(Data listing)
-*-*-
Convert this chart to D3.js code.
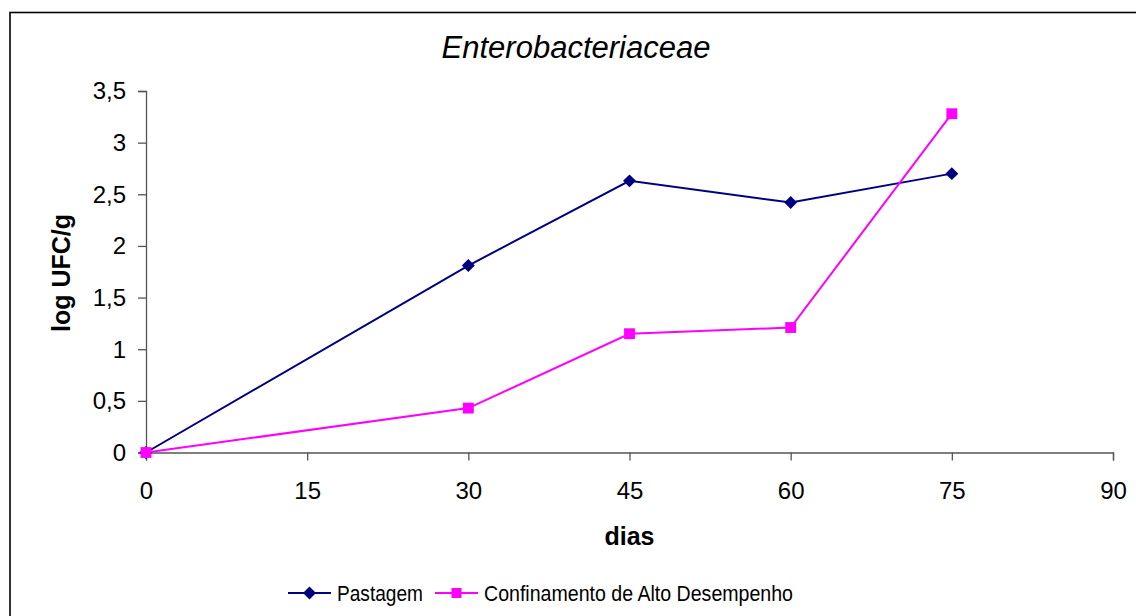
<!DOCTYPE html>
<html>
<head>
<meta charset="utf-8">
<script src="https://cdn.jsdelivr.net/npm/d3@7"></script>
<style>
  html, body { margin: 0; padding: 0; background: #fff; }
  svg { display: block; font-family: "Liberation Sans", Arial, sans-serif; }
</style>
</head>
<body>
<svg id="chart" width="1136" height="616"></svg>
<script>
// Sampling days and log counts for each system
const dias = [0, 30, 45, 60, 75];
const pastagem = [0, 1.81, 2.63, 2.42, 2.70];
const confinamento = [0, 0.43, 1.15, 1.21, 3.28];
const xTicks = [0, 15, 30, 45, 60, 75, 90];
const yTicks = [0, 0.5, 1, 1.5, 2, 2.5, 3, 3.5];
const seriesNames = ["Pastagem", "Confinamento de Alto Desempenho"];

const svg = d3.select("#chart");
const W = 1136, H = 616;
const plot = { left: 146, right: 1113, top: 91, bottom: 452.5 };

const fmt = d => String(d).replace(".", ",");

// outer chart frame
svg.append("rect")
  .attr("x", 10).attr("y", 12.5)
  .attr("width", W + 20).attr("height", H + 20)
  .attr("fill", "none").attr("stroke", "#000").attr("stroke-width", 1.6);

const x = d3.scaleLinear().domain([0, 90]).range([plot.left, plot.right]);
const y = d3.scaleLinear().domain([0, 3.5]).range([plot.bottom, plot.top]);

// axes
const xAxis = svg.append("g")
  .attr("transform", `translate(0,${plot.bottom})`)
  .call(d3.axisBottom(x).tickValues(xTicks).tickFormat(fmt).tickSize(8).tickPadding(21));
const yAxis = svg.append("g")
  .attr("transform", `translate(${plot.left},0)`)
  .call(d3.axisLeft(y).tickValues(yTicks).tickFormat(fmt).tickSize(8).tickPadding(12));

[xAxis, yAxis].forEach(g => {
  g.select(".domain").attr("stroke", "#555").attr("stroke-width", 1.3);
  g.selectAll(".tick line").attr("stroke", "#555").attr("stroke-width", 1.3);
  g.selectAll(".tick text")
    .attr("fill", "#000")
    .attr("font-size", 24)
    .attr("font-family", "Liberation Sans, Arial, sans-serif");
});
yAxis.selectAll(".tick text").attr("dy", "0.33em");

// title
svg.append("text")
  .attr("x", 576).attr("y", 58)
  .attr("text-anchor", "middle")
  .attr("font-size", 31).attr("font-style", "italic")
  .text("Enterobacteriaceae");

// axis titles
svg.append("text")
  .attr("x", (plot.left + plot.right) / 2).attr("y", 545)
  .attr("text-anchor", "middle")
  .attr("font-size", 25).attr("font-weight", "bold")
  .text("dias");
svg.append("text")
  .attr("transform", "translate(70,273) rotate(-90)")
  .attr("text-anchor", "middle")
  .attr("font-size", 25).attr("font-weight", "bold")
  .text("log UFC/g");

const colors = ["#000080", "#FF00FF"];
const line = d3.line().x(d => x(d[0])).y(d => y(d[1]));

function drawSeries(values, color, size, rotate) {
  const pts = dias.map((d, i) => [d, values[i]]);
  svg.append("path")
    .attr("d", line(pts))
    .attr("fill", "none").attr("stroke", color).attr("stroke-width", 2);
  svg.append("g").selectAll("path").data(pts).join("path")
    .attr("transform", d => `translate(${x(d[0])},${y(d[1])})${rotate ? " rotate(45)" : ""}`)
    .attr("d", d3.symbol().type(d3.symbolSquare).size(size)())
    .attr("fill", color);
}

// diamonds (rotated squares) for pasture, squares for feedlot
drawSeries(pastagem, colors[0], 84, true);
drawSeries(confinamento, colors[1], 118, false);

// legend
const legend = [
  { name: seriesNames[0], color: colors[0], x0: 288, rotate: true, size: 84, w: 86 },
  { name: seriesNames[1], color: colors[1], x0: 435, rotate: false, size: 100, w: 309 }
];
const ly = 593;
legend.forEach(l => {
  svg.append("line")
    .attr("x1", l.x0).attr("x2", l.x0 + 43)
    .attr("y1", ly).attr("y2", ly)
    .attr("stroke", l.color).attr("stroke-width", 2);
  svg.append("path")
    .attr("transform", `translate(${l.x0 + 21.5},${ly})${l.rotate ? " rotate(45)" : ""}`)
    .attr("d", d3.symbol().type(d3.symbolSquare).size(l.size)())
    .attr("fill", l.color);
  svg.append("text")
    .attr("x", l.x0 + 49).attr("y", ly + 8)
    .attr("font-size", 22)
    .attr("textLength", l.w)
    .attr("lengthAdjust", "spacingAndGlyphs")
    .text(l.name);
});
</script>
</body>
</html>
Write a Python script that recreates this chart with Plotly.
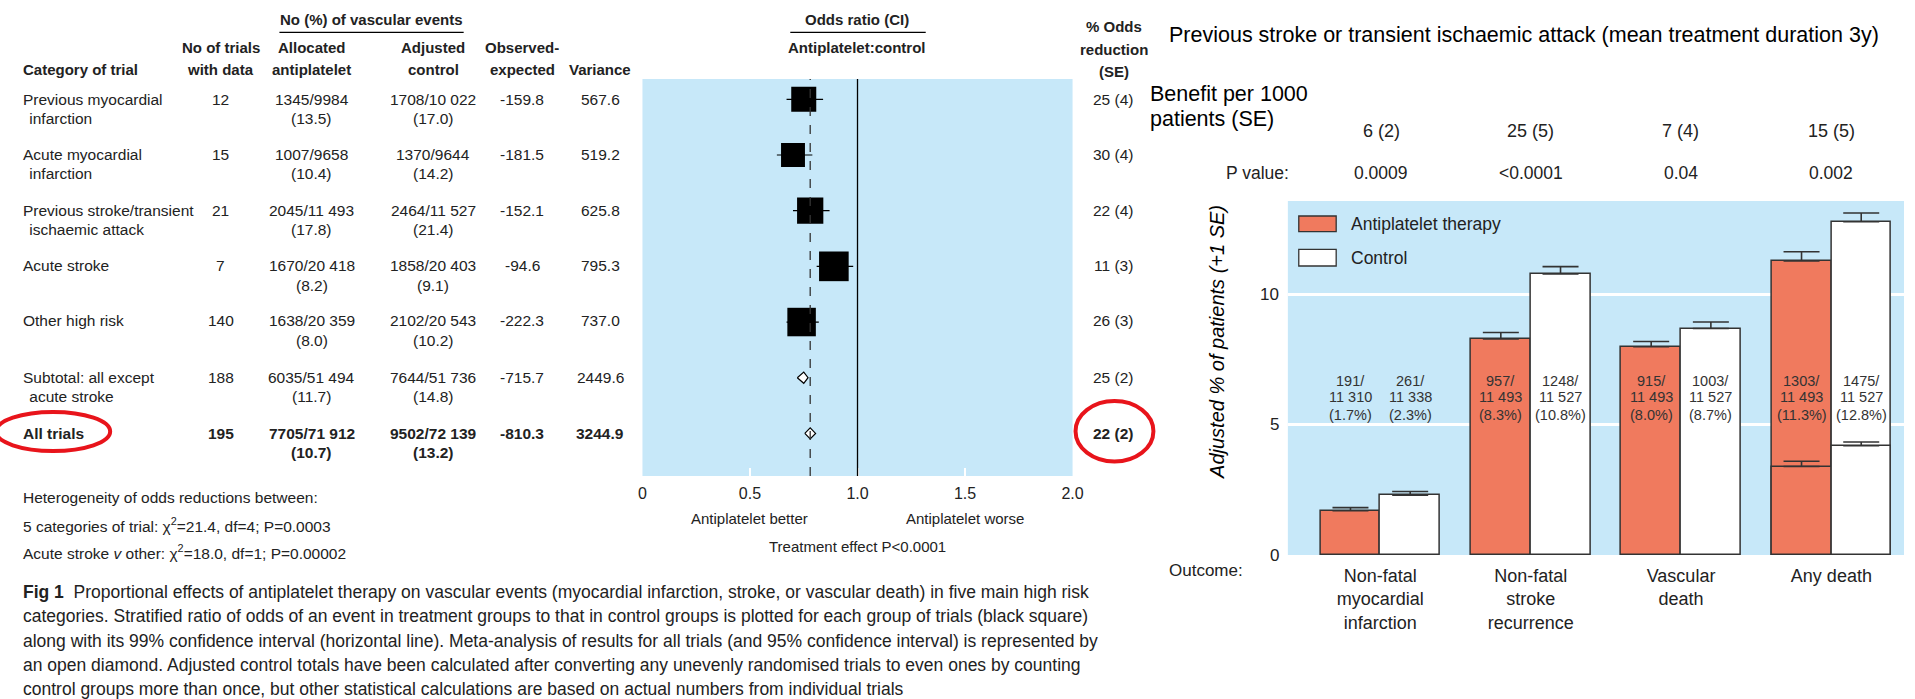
-*-*-
» Goal of the exercise: Without the pictures, restate all the entries above exactly.

» Solved exercise:
Convert this chart to D3.js code.
<!DOCTYPE html>
<html>
<head>
<meta charset="utf-8">
<script src="https://cdn.jsdelivr.net/npm/d3@7"></script>
<style>
  html, body { margin: 0; padding: 0; background: #fff; }
  svg { display: block; font-family: "Liberation Sans", Arial, sans-serif; }
</style>
</head>
<body>
<svg id="chart" width="1136" height="616"></svg>
<script>
// Sampling days and log counts for each system
const dias = [0, 30, 45, 60, 75];
const pastagem = [0, 1.81, 2.63, 2.42, 2.70];
const confinamento = [0, 0.43, 1.15, 1.21, 3.28];
const xTicks = [0, 15, 30, 45, 60, 75, 90];
const yTicks = [0, 0.5, 1, 1.5, 2, 2.5, 3, 3.5];
const seriesNames = ["Pastagem", "Confinamento de Alto Desempenho"];

const svg = d3.select("#chart");
const W = 1136, H = 616;
const plot = { left: 146, right: 1113, top: 91, bottom: 452.5 };

const fmt = d => String(d).replace(".", ",");

// outer chart frame
svg.append("rect")
  .attr("x", 10).attr("y", 12.5)
  .attr("width", W + 20).attr("height", H + 20)
  .attr("fill", "none").attr("stroke", "#000").attr("stroke-width", 1.6);

const x = d3.scaleLinear().domain([0, 90]).range([plot.left, plot.right]);
const y = d3.scaleLinear().domain([0, 3.5]).range([plot.bottom, plot.top]);

// axes
const xAxis = svg.append("g")
  .attr("transform", `translate(0,${plot.bottom})`)
  .call(d3.axisBottom(x).tickValues(xTicks).tickFormat(fmt).tickSize(8).tickPadding(21));
const yAxis = svg.append("g")
  .attr("transform", `translate(${plot.left},0)`)
  .call(d3.axisLeft(y).tickValues(yTicks).tickFormat(fmt).tickSize(8).tickPadding(12));

[xAxis, yAxis].forEach(g => {
  g.select(".domain").attr("stroke", "#555").attr("stroke-width", 1.3);
  g.selectAll(".tick line").attr("stroke", "#555").attr("stroke-width", 1.3);
  g.selectAll(".tick text")
    .attr("fill", "#000")
    .attr("font-size", 24)
    .attr("font-family", "Liberation Sans, Arial, sans-serif");
});
yAxis.selectAll(".tick text").attr("dy", "0.33em");

// title
svg.append("text")
  .attr("x", 576).attr("y", 58)
  .attr("text-anchor", "middle")
  .attr("font-size", 31).attr("font-style", "italic")
  .text("Enterobacteriaceae");

// axis titles
svg.append("text")
  .attr("x", (plot.left + plot.right) / 2).attr("y", 545)
  .attr("text-anchor", "middle")
  .attr("font-size", 25).attr("font-weight", "bold")
  .text("dias");
svg.append("text")
  .attr("transform", "translate(70,273) rotate(-90)")
  .attr("text-anchor", "middle")
  .attr("font-size", 25).attr("font-weight", "bold")
  .text("log UFC/g");

const colors = ["#000080", "#FF00FF"];
const line = d3.line().x(d => x(d[0])).y(d => y(d[1]));

function drawSeries(values, color, size, rotate) {
  const pts = dias.map((d, i) => [d, values[i]]);
  svg.append("path")
    .attr("d", line(pts))
    .attr("fill", "none").attr("stroke", color).attr("stroke-width", 2);
  svg.append("g").selectAll("path").data(pts).join("path")
    .attr("transform", d => `translate(${x(d[0])},${y(d[1])})${rotate ? " rotate(45)" : ""}`)
    .attr("d", d3.symbol().type(d3.symbolSquare).size(size)())
    .attr("fill", color);
}

// diamonds (rotated squares) for pasture, squares for feedlot
drawSeries(pastagem, colors[0], 84, true);
drawSeries(confinamento, colors[1], 118, false);

// legend
const legend = [
  { name: seriesNames[0], color: colors[0], x0: 288, rotate: true, size: 84, w: 86 },
  { name: seriesNames[1], color: colors[1], x0: 435, rotate: false, size: 100, w: 309 }
];
const ly = 593;
legend.forEach(l => {
  svg.append("line")
    .attr("x1", l.x0).attr("x2", l.x0 + 43)
    .attr("y1", ly).attr("y2", ly)
    .attr("stroke", l.color).attr("stroke-width", 2);
  svg.append("path")
    .attr("transform", `translate(${l.x0 + 21.5},${ly})${l.rotate ? " rotate(45)" : ""}`)
    .attr("d", d3.symbol().type(d3.symbolSquare).size(l.size)())
    .attr("fill", l.color);
  svg.append("text")
    .attr("x", l.x0 + 49).attr("y", ly + 8)
    .attr("font-size", 22)
    .attr("textLength", l.w)
    .attr("lengthAdjust", "spacingAndGlyphs")
    .text(l.name);
});
</script>
</body>
</html>
Write a Python script that recreates this chart with Plotly.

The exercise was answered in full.